やくざ映画でしか救われない魂がある――。それが、最新刊『やくざ映画入門』(小学館新書)の基本精神だった。
たとえアウトローから程遠い人生を歩んでいたとしても、どこか「世間とはぐれてしまっている」という感覚を持ってしまった人はいるだろう。筆者もそうだ。そういう中で鬱屈を抱えた身からすると、元気や感動を押しつけてくるような明るく正しいエンターテイメントは苦しい。感覚的に馴染めないだけでなく、「そういう世界に入り込めない自分自身」という現実を突きつけられてしまうのも大きい。

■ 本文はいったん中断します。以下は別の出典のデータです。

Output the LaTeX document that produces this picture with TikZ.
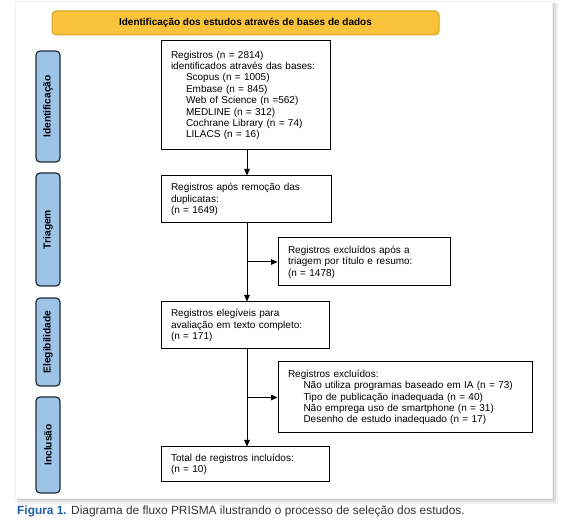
\documentclass[tikz,border=0pt]{standalone}
\usepackage{fontspec}
\setmainfont{Liberation Sans}
\usetikzlibrary{arrows.meta}
\definecolor{bannerfill}{HTML}{F9C33B}
\definecolor{bannerline}{HTML}{D9A424}
\definecolor{labfill}{HTML}{9DC3E6}
\definecolor{labline}{HTML}{1E2B38}
\definecolor{capblue}{HTML}{1F5EA8}
\definecolor{captext}{HTML}{333333}
\begin{document}
\begin{tikzpicture}[x=1pt,y=-1pt,
 box/.style={draw=black, line width=1pt, fill=white, inner xsep=10pt, inner ysep=0pt, align=left, font=\fontsize{10}{11.4}\selectfont},
 phase/.style={draw=labline, line width=1.2pt, fill=labfill, rounded corners=4pt, rotate=90, minimum height=24pt, inner sep=0pt, font=\fontsize{10.2}{12}\selectfont\bfseries},
 banner/.style={draw=bannerline, line width=1pt, fill=bannerfill, rounded corners=4pt, minimum width=387pt, minimum height=24pt, inner sep=0pt, font=\fontsize{10}{12}\selectfont\bfseries},
 arr/.style={line width=1pt, -{Triangle[length=6.5pt,width=5.5pt]}},
]
\useasboundingbox (0,0) rectangle (566,526);
\fill[white] (0,0) rectangle (566,526);
% card with shadow
\fill[gray!12] (17,3) rectangle (558,504);
\fill[gray!25] (17,3) rectangle (556,502);
\fill[gray!40] (17,3) rectangle (554,500);
\filldraw[draw=gray!12, fill=white, line width=0.6pt] (15,1) rectangle (552,498);

% banner
\node[banner] (ban) at (245.5,23) {Identificação dos estudos através de bases de dados};

% phase labels
\node[phase, minimum width=111pt] (pid) at (48,106.5) {Identificação};
\node[phase, minimum width=113pt] (ptr) at (48,229.5) {Triagem};
\node[phase, minimum width=88pt] (pel) at (48,342) {Elegibilidade};
\node[phase, minimum width=96pt] (pin) at (48,445) {Inclusão};

% boxes
\node[box, text width=149pt, minimum height=109pt] (b1) at (245.5,95.5) {Registros (n = 2814)\\
identificados através das bases:\\
\hspace*{15pt}Scopus (n = 1005)\\
\hspace*{15pt}Embase (n = 845)\\
\hspace*{15pt}Web of Science (n =562)\\
\hspace*{15pt}MEDLINE (n = 312)\\
\hspace*{15pt}Cochrane Library (n = 74)\\
\hspace*{15pt}LILACS (n = 16)};

\node[box, text width=150pt, minimum height=47pt] (b2) at (246,199.5) {Registros após remoção das\\ duplicatas:\\ (n = 1649)};

\node[box, text width=152pt, minimum height=48pt] (b3) at (364,262) {Registros excluídos após a\\ triagem por título e resumo:\\ (n = 1478)};

\node[box, text width=148pt, minimum height=47pt] (b4) at (245,325.5) {Registros elegíveis para\\ avaliação em texto completo:\\ (n = 171)};

\node[box, text width=234pt, minimum height=71pt] (b5) at (405,397.5) {Registros excluídos:\\
\hspace*{15.5pt}Não utiliza programas baseado em IA (n = 73)\\
\hspace*{15.5pt}Tipo de publicação inadequada (n = 40)\\
\hspace*{15.5pt}Não emprega uso de smartphone (n = 31)\\
\hspace*{15.5pt}Desenho de estudo inadequado (n = 17)};

\node[box, text width=148pt, minimum height=35pt] (b6) at (245,464.5) {Total de registros incluídos:\\ (n = 10)};

% connectors
\coordinate (sx) at (247,0);
\draw[arr] (b1.south -| sx) -- (b2.north -| sx);
\draw[arr] (b2.south -| sx) -- (b4.north -| sx);
\draw[arr] (b4.south -| sx) -- (b6.north -| sx);
\draw[arr] (b3.west -| sx) -- (b3.west);
\draw[arr] (b5.west -| sx) -- (b5.west);

% caption
\node[anchor=base west, inner sep=0pt, font=\fontsize{11.9}{14}\selectfont] (cap) at (17,514.5) {{\bfseries\color{capblue}Figura 1.} \color{captext}Diagrama de fluxo PRISMA ilustrando o processo de seleção dos estudos.};
\end{tikzpicture}
\end{document}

その点、やくざ映画は、同じように「はぐれ者」たちの物語。そこでしか生きられない登場人物たちを観ていると仲間がいるような気がして、心の安寧を感じられる。そのためほんのひとときの現実逃避には最適。ささくれだった心を癒してくれるのだ。
今回取り上げる『竜二』もまた、そんな一本だ。
東映を中心に大手映画会社が作って来たやくざ映画だが珍しく、インディ作品である本作は主演の金子正次が脚本も執筆。金子が公開直後に亡くなってしまったこともあり、「伝説の映画」となっている。
主人公は新宿を縄張りにするやくざ・竜二(金子)。
序盤はやくざとして凄味を利かせる一方でほのぼのとした日常も描かれ、やくざもまた日々の生活を送る一人の人間なんだ――と伝えてくる。金子の放つヒリヒリする暴力性と時おり見せる素朴な笑顔のギャップがたまらなくチャーミングで、その魅力に引き込まれていく。そして時が経つに従い、その笑顔の向こうに不安の色が見え隠れするようになる。このままやくざを続けていいのか――と。
かつて兄貴分だった居酒屋店主に不安を吐露する場面が印象的だ。竜二の不安に対し、店主はこう答える。

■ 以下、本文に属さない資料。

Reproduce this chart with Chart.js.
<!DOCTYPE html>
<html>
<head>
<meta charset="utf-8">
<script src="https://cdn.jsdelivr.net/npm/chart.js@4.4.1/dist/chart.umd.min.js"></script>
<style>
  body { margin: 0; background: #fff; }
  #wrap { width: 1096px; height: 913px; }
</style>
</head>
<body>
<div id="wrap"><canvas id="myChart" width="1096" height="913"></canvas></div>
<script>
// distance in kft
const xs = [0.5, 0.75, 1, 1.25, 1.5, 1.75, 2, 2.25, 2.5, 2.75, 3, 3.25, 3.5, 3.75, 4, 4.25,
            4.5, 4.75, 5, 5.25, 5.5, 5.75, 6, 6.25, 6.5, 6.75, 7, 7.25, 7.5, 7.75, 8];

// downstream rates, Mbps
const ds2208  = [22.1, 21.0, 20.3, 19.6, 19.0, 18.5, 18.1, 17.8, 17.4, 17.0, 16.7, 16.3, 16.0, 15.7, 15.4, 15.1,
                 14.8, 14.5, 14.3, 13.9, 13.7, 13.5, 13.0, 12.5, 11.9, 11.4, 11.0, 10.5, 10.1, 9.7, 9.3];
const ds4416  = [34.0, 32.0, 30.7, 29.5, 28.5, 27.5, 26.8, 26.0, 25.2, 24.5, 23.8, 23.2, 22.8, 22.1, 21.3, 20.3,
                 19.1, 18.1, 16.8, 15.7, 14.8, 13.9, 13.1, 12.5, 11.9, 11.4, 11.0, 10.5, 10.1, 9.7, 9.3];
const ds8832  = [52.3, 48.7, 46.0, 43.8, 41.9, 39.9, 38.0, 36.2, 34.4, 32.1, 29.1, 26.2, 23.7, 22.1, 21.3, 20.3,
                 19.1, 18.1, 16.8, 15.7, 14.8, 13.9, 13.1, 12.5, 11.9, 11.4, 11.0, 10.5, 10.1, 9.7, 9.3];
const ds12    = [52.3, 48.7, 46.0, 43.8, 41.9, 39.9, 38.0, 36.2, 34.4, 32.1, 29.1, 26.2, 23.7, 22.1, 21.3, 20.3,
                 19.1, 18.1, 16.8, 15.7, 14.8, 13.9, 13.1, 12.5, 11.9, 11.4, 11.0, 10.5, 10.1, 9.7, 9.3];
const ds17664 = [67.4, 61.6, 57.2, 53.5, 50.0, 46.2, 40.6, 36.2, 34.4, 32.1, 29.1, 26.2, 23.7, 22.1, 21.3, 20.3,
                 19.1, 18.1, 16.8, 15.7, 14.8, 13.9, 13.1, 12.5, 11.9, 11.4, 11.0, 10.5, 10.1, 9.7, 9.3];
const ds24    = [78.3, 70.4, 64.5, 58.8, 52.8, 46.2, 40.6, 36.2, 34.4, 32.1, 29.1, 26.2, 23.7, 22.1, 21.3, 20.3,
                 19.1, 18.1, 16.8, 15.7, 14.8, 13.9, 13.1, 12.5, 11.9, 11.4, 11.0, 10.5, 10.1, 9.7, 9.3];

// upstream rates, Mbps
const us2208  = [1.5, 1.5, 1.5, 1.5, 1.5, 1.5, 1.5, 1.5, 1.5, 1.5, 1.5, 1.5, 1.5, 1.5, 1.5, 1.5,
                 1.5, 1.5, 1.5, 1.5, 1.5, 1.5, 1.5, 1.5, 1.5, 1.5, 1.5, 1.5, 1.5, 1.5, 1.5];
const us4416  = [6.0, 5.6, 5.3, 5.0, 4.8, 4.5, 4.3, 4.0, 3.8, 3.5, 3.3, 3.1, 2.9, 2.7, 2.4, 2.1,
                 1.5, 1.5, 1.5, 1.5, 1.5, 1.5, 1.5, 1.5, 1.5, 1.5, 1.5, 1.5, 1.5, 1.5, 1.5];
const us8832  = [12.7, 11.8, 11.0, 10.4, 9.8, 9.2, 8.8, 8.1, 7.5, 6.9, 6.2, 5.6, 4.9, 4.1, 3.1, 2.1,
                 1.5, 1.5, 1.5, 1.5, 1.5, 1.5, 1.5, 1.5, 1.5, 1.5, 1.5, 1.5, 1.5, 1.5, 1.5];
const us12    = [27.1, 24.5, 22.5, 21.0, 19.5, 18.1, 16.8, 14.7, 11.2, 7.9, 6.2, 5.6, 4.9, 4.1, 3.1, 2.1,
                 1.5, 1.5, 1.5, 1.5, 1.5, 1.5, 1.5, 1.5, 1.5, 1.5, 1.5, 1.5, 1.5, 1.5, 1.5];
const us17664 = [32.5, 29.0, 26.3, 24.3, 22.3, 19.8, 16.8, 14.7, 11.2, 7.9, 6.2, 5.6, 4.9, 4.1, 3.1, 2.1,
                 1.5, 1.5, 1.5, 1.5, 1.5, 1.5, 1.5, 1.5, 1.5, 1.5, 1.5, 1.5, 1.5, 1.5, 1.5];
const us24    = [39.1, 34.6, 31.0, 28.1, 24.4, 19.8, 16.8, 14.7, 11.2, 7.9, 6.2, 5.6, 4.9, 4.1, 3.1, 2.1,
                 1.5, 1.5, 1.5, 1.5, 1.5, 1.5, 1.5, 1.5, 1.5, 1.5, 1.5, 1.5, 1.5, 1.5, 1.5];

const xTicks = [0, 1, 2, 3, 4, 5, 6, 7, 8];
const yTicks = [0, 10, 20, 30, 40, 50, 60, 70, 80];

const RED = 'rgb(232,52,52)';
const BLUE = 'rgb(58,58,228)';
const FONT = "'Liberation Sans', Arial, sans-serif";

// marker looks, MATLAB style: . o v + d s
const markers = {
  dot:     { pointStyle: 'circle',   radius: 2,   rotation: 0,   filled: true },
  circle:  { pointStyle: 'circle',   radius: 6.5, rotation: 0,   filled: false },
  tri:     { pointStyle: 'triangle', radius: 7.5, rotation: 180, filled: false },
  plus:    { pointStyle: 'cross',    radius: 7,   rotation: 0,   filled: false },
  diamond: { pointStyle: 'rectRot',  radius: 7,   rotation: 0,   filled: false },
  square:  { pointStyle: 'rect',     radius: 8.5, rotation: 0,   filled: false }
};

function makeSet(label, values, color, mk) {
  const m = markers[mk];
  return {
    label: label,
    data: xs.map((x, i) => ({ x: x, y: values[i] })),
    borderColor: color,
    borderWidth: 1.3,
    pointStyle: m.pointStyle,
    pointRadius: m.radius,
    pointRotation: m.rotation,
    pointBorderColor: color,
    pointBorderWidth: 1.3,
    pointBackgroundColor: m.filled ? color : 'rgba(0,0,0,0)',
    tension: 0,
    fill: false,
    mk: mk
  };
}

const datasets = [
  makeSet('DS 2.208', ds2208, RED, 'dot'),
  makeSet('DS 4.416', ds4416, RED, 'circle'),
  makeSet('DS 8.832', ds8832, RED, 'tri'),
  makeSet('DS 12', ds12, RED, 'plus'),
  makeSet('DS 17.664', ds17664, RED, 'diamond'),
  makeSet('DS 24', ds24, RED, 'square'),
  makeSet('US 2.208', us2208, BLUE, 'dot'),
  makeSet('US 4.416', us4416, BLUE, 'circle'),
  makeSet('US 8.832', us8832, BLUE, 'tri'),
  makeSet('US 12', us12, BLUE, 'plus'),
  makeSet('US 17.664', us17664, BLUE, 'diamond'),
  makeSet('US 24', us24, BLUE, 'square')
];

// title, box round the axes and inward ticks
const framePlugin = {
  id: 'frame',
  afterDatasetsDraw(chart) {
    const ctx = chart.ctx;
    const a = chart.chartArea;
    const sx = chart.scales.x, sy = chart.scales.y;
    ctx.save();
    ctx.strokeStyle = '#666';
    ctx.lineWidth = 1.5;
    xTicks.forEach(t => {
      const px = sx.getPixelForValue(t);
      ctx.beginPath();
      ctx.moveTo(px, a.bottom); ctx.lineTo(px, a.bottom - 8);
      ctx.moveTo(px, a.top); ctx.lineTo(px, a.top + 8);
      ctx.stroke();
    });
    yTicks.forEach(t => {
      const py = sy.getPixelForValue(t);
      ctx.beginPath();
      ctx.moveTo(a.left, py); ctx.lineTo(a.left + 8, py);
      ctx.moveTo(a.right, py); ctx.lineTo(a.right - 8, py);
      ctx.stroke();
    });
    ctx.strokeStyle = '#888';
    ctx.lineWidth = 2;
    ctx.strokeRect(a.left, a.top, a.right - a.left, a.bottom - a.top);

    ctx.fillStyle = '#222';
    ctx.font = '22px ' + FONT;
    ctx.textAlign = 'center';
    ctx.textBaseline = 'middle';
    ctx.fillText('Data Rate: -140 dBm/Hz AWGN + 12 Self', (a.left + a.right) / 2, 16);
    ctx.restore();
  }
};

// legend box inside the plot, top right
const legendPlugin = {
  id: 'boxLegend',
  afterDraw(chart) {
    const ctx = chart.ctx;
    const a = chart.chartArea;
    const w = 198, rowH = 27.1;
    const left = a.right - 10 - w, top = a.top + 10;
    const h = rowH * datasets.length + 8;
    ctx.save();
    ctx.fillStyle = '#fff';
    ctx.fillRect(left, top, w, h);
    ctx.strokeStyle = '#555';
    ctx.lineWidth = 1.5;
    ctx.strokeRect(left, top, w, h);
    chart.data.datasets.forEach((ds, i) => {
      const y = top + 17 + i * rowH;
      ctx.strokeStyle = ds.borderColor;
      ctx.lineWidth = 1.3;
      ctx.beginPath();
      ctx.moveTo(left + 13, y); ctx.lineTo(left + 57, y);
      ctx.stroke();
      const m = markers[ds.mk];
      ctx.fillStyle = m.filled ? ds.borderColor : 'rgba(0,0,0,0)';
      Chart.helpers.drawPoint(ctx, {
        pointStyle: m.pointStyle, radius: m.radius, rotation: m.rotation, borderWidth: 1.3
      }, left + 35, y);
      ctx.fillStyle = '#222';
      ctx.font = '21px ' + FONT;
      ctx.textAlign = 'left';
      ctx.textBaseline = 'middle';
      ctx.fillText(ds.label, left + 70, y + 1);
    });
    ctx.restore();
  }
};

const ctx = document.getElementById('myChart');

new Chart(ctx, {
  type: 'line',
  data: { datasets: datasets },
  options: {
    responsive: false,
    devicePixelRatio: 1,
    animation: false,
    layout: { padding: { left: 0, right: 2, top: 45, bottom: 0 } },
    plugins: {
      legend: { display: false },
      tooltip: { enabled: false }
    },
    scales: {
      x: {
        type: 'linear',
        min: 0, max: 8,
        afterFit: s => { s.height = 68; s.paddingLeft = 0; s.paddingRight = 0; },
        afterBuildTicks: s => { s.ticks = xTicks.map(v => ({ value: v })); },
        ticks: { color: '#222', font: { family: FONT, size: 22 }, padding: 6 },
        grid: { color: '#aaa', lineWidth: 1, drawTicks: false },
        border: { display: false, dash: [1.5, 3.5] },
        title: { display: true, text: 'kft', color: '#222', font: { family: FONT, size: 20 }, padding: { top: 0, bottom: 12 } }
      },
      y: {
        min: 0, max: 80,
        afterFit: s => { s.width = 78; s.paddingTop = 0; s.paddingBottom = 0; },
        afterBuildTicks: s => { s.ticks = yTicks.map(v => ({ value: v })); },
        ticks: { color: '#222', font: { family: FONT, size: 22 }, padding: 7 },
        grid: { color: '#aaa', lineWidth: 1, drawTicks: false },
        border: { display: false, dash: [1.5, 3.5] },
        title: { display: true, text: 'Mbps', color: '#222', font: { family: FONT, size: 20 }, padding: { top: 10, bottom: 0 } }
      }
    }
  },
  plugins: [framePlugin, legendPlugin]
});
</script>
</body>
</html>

「あの頃は子供の寝顔を見ながら不安と戦った」「だから自分のことは捨てた。何もかも」
店主を演じるのが、東映やくざ映画で鳴らした岩尾正隆。東映作品でのギラつきからは想像もつかない安穏の表情が、その世界から抜けた元アウトローの平和な心持ちをリアルに浮き彫りにしていた。
その言葉を受け、竜二はカタギになる。後半は、妻子と共に真っ当な生活を送る姿が描かれていく。その温かく安らいだ様は、こここそが人間の生きるべき場所なのだ――と思わせるものがある。
だがラスト、竜二はその幸せに背を向けてしまう。うっすら見せる涙と寂しげな背中が「そこでしか生きられない人間」の業を見せつけてくる。
その選択は苦くもあるが、こちらからすると「おかえりなさい」という気にもなった。